In merito Ben Sulayem precisa: “Stiamo già gestendo un undicesimo team grazie a Hollywood. E le piste sono migliorate. La FIA è sempre presente con i circuiti e cerca costantemente modi per migliorare”. E alla domanda se i circuiti attuali fossero abbastanza grandi, Ben Sulayem ha risposto: “Al cento per cento. Se ci sono 10, 11 o 12 scuderie, i circuiti devono essere conformi. La nostra commissione sarà sempre presente e verificherà l’intero processo”. Altre parole molto interessanti: “Non posso infrangere le regole. Non voglio dare idee a nessuno, ma se c’è una richiesta e abbiamo spazio sufficiente per farla, dobbiamo prenderla in considerazione”.

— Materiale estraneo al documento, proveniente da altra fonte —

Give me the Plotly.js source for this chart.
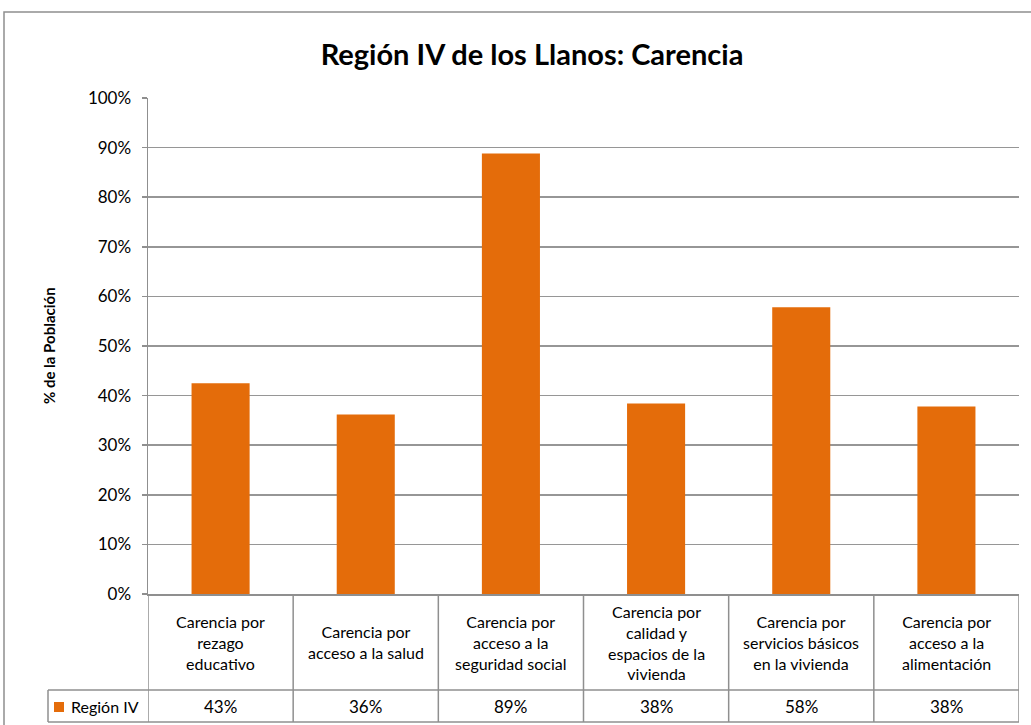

D’altronde il presidente emiratino agita anche lo spettro di possibili azioni legali se qualche team, avendo ottemperato a tutte le richieste, comunque non ottenesse (ovviamente per scelte eminentemente politiche) di poter partecipare al mondiale di F1. “E se uno dei team candidati ci portasse in tribunale? Possono farlo, se diciamo loro di no. Non si tratta di me. Io sto solo applicando le regole“, ha concluso Sulayem. Insomma, siamo solo all’inizio di uno scontro che rischia di essere al vetriolo. La quiete, prima della tempesta, a settembre? Vedremo.